Contradicting solutions to pipes in DAGs in Statistical Rethinking 2

Hi @richard_mcelreath,
I was reading through the 2nd edition preprint and took a look at your lecture and have a question regarding the treatment of pipes (in DAGs).
You use the fungal treatment example that has a DAG looking a little like this:
fungal
In the book you say that conditioning on F removes the effect of T in our model, not sure the wording is good. Essentially you want to omit F from your model to get the effect of T on H_1.

However, I would read T \rightarrow F \rightarrow H_1 as the pipe here and those are “Open unless you condition on Z [F in this DAG]”. Which I would read as “add F to your model to close the pipe”.
So now I have “omit F from your model to get the effect of T on H_1” and “add F to your model to close the pipe” which contradict each other.

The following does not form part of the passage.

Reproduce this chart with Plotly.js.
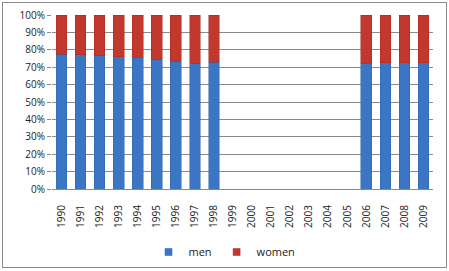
<!DOCTYPE html>
<html>
<head>
<meta charset="utf-8">
<script src="https://cdn.plot.ly/plotly-3.0.1.min.js"></script>
<style>
html,body{margin:0;padding:0;background:#fff;}
#wrap{position:relative;width:449px;height:271px;}
#frame{position:absolute;left:2px;top:2px;width:443px;height:264px;border:1px solid #8c8c8c;}
#chart{position:absolute;left:0;top:0;width:449px;height:271px;}
</style>
</head>
<body>
<div id="wrap"><div id="frame"></div><div id="chart"></div></div>
<script>
const years = ['1990','1991','1992','1993','1994','1995','1996','1997','1998','1999','2000','2001','2002','2003','2004','2005','2006','2007','2008','2009'];
const men = [77.5,77.1,76.5,76.0,75.6,74.4,73.3,72.1,72.9,null,null,null,null,null,null,null,72.3,72.7,72.7,72.5];
const women = men.map(v => v === null ? null : +(100 - v).toFixed(1));
const tickVals = [0,10,20,30,40,50,60,70,80,90,100];
const tickText = tickVals.map(v => v + '%');
const seriesNames = ['men','women'];
const seriesColors = ['#3b76c4','#c2372e'];

const font = {family: 'Open Sans, Liberation Sans, sans-serif', size: 10, color: '#222'};
const data = [
  {type:'bar', name:seriesNames[0], x:years, y:men, showlegend:false, marker:{color:seriesColors[0], line:{color:'#2f63a8', width:0.5}}},
  {type:'bar', name:seriesNames[1], x:years, y:women, showlegend:false, marker:{color:seriesColors[1], line:{color:'#a52a22', width:0.5}}},
  {type:'scatter', mode:'markers', name:seriesNames[0], x:[null], y:[null], marker:{symbol:'square', size:7, color:seriesColors[0], line:{color:'#2f63a8', width:0.5}}},
  {type:'scatter', mode:'markers', name:seriesNames[1], x:[null], y:[null], marker:{symbol:'square', size:7, color:seriesColors[1], line:{color:'#a52a22', width:0.5}}}
];
const layout = {
  width:449, height:271,
  margin:{l:52, r:16, t:15, b:82},
  barmode:'stack', bargap:0.44,
  paper_bgcolor:'rgba(0,0,0,0)', plot_bgcolor:'rgba(0,0,0,0)',
  font: font,
  showlegend:true,
  legend:{orientation:'h', xref:'container', yref:'container', x:0.5, xanchor:'center', y:0.07, yanchor:'middle', font:{family:font.family, size:11, color:'#222'}, itemwidth:30, traceorder:'normal', tracegroupgap:0, bgcolor:'rgba(0,0,0,0)'},
  xaxis:{type:'category', tickangle:-90, tickfont:{size:10}, showgrid:false, showline:false, ticks:'outside', ticklen:11, tickcolor:'rgba(0,0,0,0)', zeroline:false, automargin:false},
  yaxis:{range:[0,100], tickvals:tickVals, ticktext:tickText, showgrid:true, gridcolor:'#8a8a8a', gridwidth:1, zeroline:true, zerolinecolor:'#8a8a8a', showline:false, ticks:'outside', ticklen:4, tickcolor:'#8a8a8a', tickfont:{size:10}, automargin:false}
};
Plotly.newPlot('chart', data, layout, {displayModeBar:false, staticPlot:true});
</script>
</body>
</html>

Another example you give is the grandparents/parents education one:
gp
In your lecture you list the following paths from G to C:
(1) G \rightarrow C
(2) G \rightarrow P \rightarrow C
(3) G \rightarrow P \leftarrow U \rightarrow C
And the comment: “Conditioning on P closes (2) but opens (3)”
Again, G \rightarrow P \rightarrow C looks like a pipe to me, so conditioning on P closes it, based on “Open unless you condition on Z” however if we ignore U, what is the difference to the first example?

I feel like it could be something of a direct vs indirect effect thing but am not sure how to work with that:

  • For the plant example, the treatment itself has no direct effect on plant growth. Only through the hindering of fungal growth does it impact H_1.
  • In the Grandparents example, there might be a direct effect of GP education on children.

The problem I have is that any kind of soil treatment could (I think) also directly influence plant growth.
Sso one could rewrite the first DAG as such:
plant2
Which makes it the same as the GP graph if we ignore U.
Conditioning on P in the GP graph closes (2) so using that on the fungal graph, we should condition on F to close the same path T \rightarrow F \rightarrow H_1.

Could you maybe give me a helping hand here (or anyone else who got DAGs)?

I am a bit unsure what the exact question is, but here are some thoughts.

I think your mentioning of direct and indirect effects is important.
It seems to me that DAGs are frequently used to see if it is possible/how to estimate the total effect, where

total_effect = direct_effect + indirect_effect

Abut the first DAG you show: Because this is missing a direct edge T \rightarrow H_1, this DAG implies the assumption that there is no direct effect.

If you think there is a direct effect, your third DAG represents this well. If you now want to estimate the total effect of T on H_1, you must not adjust for F. If you adjust for F, you get the direct effect T \rightarrow H_1.

About the second DAG: It is correct that

because the path G \rightarrow P \leftarrow U \rightarrow C is initially closed at the collider/inverted fork point \rightarrow P \leftarrow . If you condition on P however (in an attempt to close G \rightarrow P \rightarrow C), you will open the path G \rightarrow P \leftarrow U \rightarrow C.

Hope this helps.

Also check out http://www.dagitty.net/, which will also show you implied conditional independecies for your DAG, which you can use to check if it is a good representation of your data.

4 Likes

It sounds like my confusion comes from the direct vs indirect effect thing.
Thanks for taking the time to answer :)